The readData() method is were we implement reading the data from disk.

  1. For all the data read from the dataset, we use offset information to calculate the location in the RAF for each data point of the requested variable.
  2. To simplify the implementation, we are reading all data for each requested variable, subsetting (if requested) is done using ucar.ma2.Array subsetting.
  3. We calculate the time, latitude, and longitude from the existing time and satellite ephemeris data. The calculation of the data is postponed until the first request for these variables.
  4. The time, latitude, and longitude data is cached since its calculation is expensive.

Reading all the variable data for any size request means that this will not scale well for larger datasets.
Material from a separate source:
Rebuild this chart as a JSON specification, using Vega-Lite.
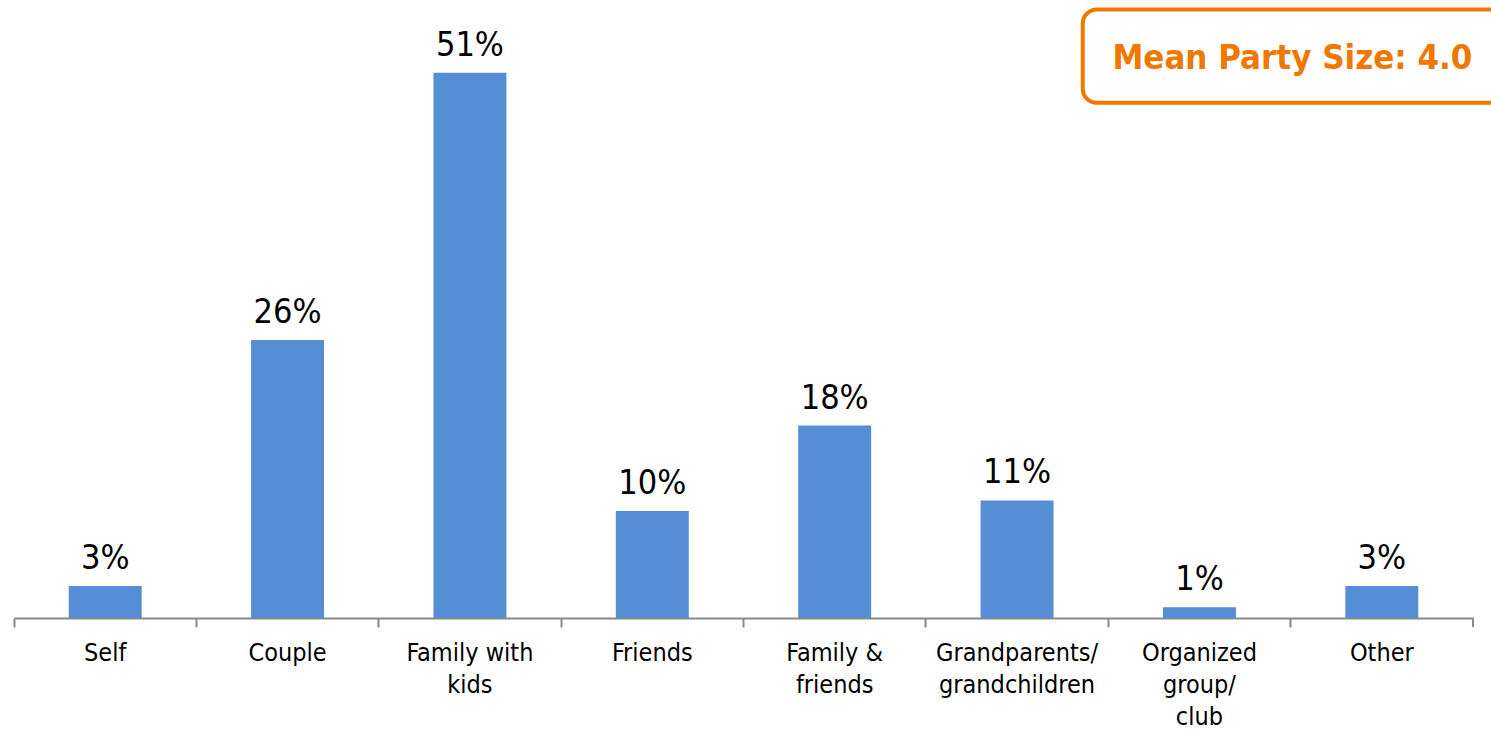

A future implementation may move to reading subsets of the data.

Data Type

Grid

The current implementation represents the image data as a grid with 2-D latitude and longitude coordinate variables by setting the "_CoordinateAxes" attribute for the visible and infrared variables to "latitude longitude":
   byte visibleImagery(numScans=691, numSamplesPerScan=1465);
     :_CoordinateAxes = "latitude longitude";
   byte infraredImagery(numScans=691, numSamplesPerScan=1465);
     :_CoordinateAxes = "latitude longitude";

This representation hides the time dependence of the data but allows current applications that read grids to understand this dataset.